Durant la guerre des Douze Jours, le détroit est resté navigable, même si des incidents ont été recensés. Le brouillage des transpondeurs, d’abord limité aux abords d’un port iranien, a désorganisé la navigation dans tout le Golfe. Le 16 juin, il a provoqué la collision de deux pétroliers au large des Émirats. Les Israéliens ont ciblé des infrastructures iraniennes proches du détroit, servant essentiellement à la consommation intérieure, sans affecter directement les exportations. Tsahal n’a pas réellement bombardé les champs pétroliers afin de ne pas pousser l’Iran dans ses retranchements. Si les investisseurs ne croient pas au scénario du pire, ils intègrent néanmoins une prime de risque. Un changement de régime à Téhéran ne modifierait sans doute pas fondamentalement la donne : les précédentes révolutions dans le Proche et le Moyen-Orient se sont, en effet, accompagnées de graves troubles.

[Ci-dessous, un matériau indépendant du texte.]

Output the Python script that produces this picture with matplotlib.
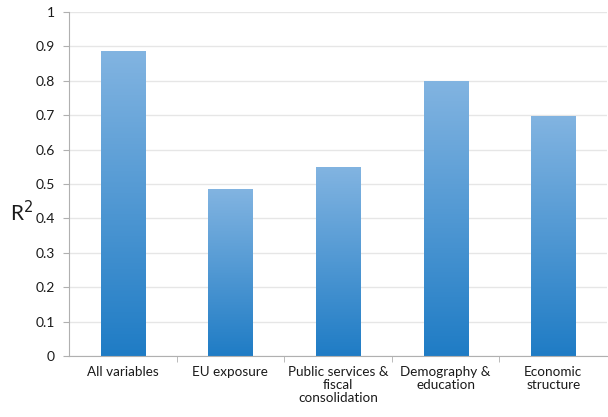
import numpy as np
import matplotlib.pyplot as plt
from matplotlib.colors import LinearSegmentedColormap

plt.rcParams['font.family'] = ['Lato', 'DejaVu Sans']

categories = ['All variables', 'EU exposure', 'Public services &\nfiscal\nconsolidation',
              'Demography &\neducation', 'Economic\nstructure']
r2 = [0.884, 0.485, 0.547, 0.799, 0.697]

fig = plt.figure(figsize=(6.08, 4.17), dpi=100)
ax = fig.add_axes([0.1135, 0.1463, 0.885, 0.8249])

x = np.arange(len(categories))
bars = ax.bar(x, r2, width=0.41, color='none', zorder=2)

# vertical gradient: light blue at top, darker at bottom
cmap = LinearSegmentedColormap.from_list('grad', ['#1f7cc5', '#82b4e1'])
grad = np.linspace(0, 1, 256).reshape(-1, 1)
for b in bars:
    x0, w, h = b.get_x(), b.get_width(), b.get_height()
    ax.imshow(grad, cmap=cmap, origin='lower', aspect='auto',
              extent=[x0, x0 + w, 0, h], zorder=2)

ax.set_xlim(-0.5, len(categories) - 0.5)
ax.set_ylim(0, 1)
ax.set_yticks(np.arange(0, 1.01, 0.1))
ax.set_yticklabels(['0', '0.1', '0.2', '0.3', '0.4', '0.5', '0.6', '0.7', '0.8', '0.9', '1'])
ax.set_xticks(x)
ax.set_xticklabels(categories, fontsize=9.7, color='#1a1a1a', linespacing=1.1)
ax.set_xticks(np.arange(0.5, len(categories) - 0.5), minor=True)
ax.tick_params(axis='x', which='major', length=0, pad=7)
ax.tick_params(axis='x', which='minor', length=4, color='#b0b0b0')
ax.tick_params(axis='y', length=4, color='#b0b0b0', labelsize=10, labelcolor='#1a1a1a', pad=6)

ax.grid(axis='y', color='#e6e6e6', linewidth=1, zorder=0)
ax.set_axisbelow(True)
for s in ['top', 'right']:
    ax.spines[s].set_visible(False)
ax.spines['left'].set_color('#b0b0b0')
ax.spines['bottom'].set_color('#b0b0b0')

fig.text(0.036, 0.49, 'R$^2$', fontsize=15, color='#1a1a1a', ha='center', va='center')

fig.savefig('out.png', dpi=100)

Malgré les tensions extrêmes au Moyen-Orient, les marchés pétroliers font preuve d’une remarquable résilience. Cette stabilité relative s’explique par la combinaison de plusieurs facteurs : l’absence d’intérêt stratégique pour un blocage durable du détroit d’Ormuz, la préparation logistique des pays producteurs à des scénarios de crise, et la capacité de réaction militaire occidentale. Si le risque d’escalade ne peut être écarté, les infrastructures alternatives mises en place ces dernières années, notamment en Arabie saoudite, aux Émirats arabes unis et en Iran, permettent de contenir partiellement les conséquences d’un éventuel blocage. L’abondance du pétrole sur le marché dans un contexte de ralentissement de l’économie mondiale explique également la relative modération de la hausse du cours du pétrole pendant la crise. Avec le cessez-le-feu et la fin a priori de la guerre de 12 jours, le marché du pétrole semble retrouver progressivement son calme.